Prime Minister Dmitry Medvedev with members of the Olympic Committee.

Ticket sales for next year's Winter Paralympics in Sochi opened Friday, but Russia's top Paralympic official warned that the competition could be marred by swathes of empty seats.

Prime Minister Dmitry Medvedev watched as ticket sales went live and said he planned to attend.

Priced at between 350 and 450 rubles each ($11 to $14), most Paralympic Games tickets are cheaper than even the cheapest tickets for February's Winter Olympics, while the most expensive tickets for the Paralympic Games' opening ceremony run to 5,000 rubles apiece ($154).

Even those comparatively low prices might not be enough to fill the costly new arenas, Paralympic Committee head Mikhail Terentyev warned.

Terentyev, who won seven Paralympic medals as a skier before becoming a lawmaker and general secretary of his country's Paralympic Committee, told R-Sport that there "are significant concerns" about there being enough spectators to fill the stands, especially given the venue size.

"So far the International Paralympic Committee regards the Sochi 2014 organizing committee's plans to attract spectators with a certain caution," he said.

He also said 80 or 90 percent attendance at the March 7 to 16 Paralympics "would help not just Russia but the entire international paralympic movement attract sponsors, partners and to develop in the future."

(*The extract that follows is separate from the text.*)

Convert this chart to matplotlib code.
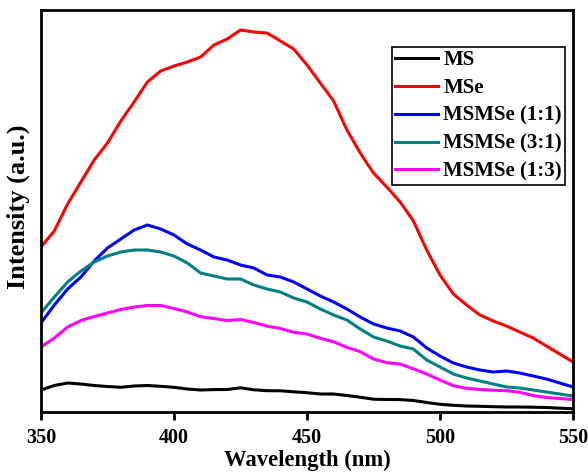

Russia's Paralympians are among the most successful in the world and came second in the London 2012 medal table, but disabled sports are rarely shown on Russian TV and have a low public profile.

The Sochi Paralympics follow last year's Olympic Games in London, where most events were sold out and which IPC president Philip Craven hailed as "the greatest Paralympic Games ever."

Tickets for the Sochi 2014 Olympics went on sale in February to great fanfare, and several event finals were sold out within hours.